Pourquoi le prix de l’essence ne descend pas
La guerre en Ukraine et les réductions de production des pays de l’Opep font monter les prix. Et la disparition du cliquet inversé n’aide pas à apaiser les tensions.
Les automobilistes s’en rendent compte depuis des semaines: les prix pétroliers ne veulent pas descendre. Le prix maximum du litre de diesel titille les 2 euros, et le prix de l’essence (95 octanes) flirte avec 1,9 euro. Il faut remonter à novembre 2022 pour retrouver des prix aussi élevés. C’est à première vue étonnant car les prix pétroliers sont généralement dépendants de la dynamique de l’économie mondiale. Or, celle-ci n’est pas terrible.
Alors, pourquoi l’essence reste-t-elle chère? Trois éléments expliquent cette tension persistante. Le premier est naturellement la guerre en Ukraine. On le voit sur le graphique ci-dessus, le prix du carburant à la pompe s’est envolé à partir du mois de mars de l’an dernier, lorsque les incertitudes concernant la guerre étaient au plus haut. A l’époque, le prix du baril de référence de la mer du Nord (le Brent) avait dépassé les 120 dollars, soit presque le double de ce qu’il affichait à l’été 2021, et depuis, il n’est plus redescendu à son niveau d’avant-guerre.
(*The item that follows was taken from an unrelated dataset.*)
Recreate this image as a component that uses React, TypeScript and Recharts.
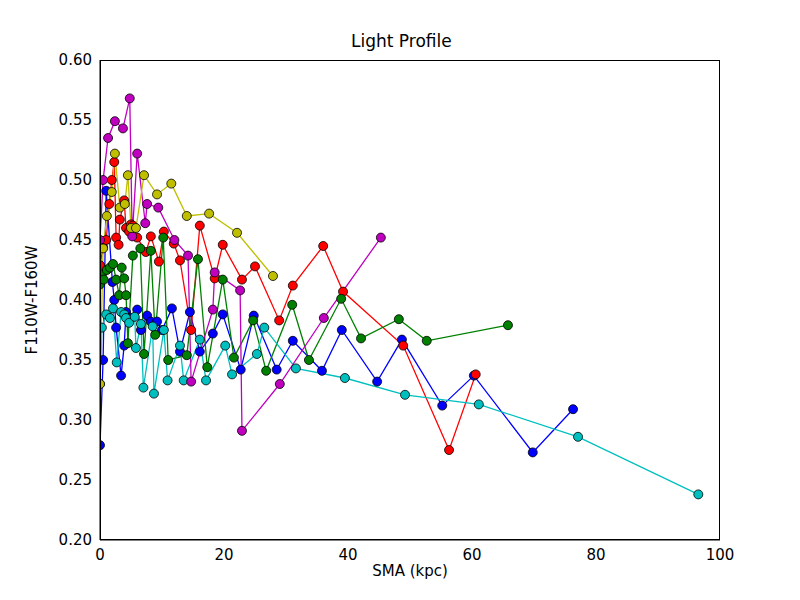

Alors bien sûr, parmi les sanctions occidentales imposées depuis la fin de l’an dernier, il y a le plafonnement à 60 dollars du pétrole russe. Mais son efficacité n’est que partielle. En réalité, ces limitations visant le pétrole russe profitent surtout aux économies indiennes et chinoises.
Autre facteur de hausse: la réduction volontaire de la production des membres de l’Organisation des pays exportateurs de pétrole (Opep), Arabie saoudite en tête, celle-ci ne désirant pas être entraînée dans une baisse des prix induite par la faible croissance économique. L’Arabie a clairement dit qu’elle ne voulait pas voir le baril descendre sous les 80 dollars. Depuis juin, le club des pays producteurs a réduit sa production d’environ 1,2 million de barils par jour, à quoi s’ajoute une réduction de 0,5 million de barils par jour de la Russie. On approche donc d’une baisse de production de 2 millions de barils, ce qui n’est pas négligeable.
Un dernier élément qui n’aide pas est propre à la Belgique: c’est la disparition du cliquet inversé. Ce mécanisme permettait de compenser partiellement la hausse des prix du pétrole en abaissant les accises. Les accises et la TVA comptent en effet pour près de la moitié du prix du carburant à la pompe. Le gouvernement, pour alléger un peu la facture des automobilistes, avait décidé, pour la première fois en 2005, de réduire un peu le montant des accises quand le pétrole devenait trop cher. Mais ce mécanisme n’est plus appliqué depuis 2018, même si certains plaident en faveur de son retour.
Pas de future flambée, sauf si…
Pour l’instant, les observateurs tablent sur une stabilisation des prix pétroliers aux alentours de 80-90 dollars. Le consensus des économistes interrogés par Bloomberg prédit un prix moyen de 81 dollars le baril en 2023 et 83 dollars en 2024, notamment parce que l’économie mondiale ne sera toujours pas très vigoureuse et que certains pays producteurs, non membres de l’Opep, peuvent venir jouer les stabilisateurs. On pense surtout à l’Iran et au Venezuela.
Mais il serait téméraire de parier que le litre d’essence ou de diesel ne montera plus. Car certains cygnes noirs peuvent apparaître et chambouler le marché. Nous ne sommes jamais à l’abri d’événements imprévus, ni dans le conflit ukrainien, ni dans de grands pays producteurs (comme le Gabon), ni de catastrophes climatiques qui pourraient détruire des capacités de raffinage aux Etats-Unis ou ailleurs.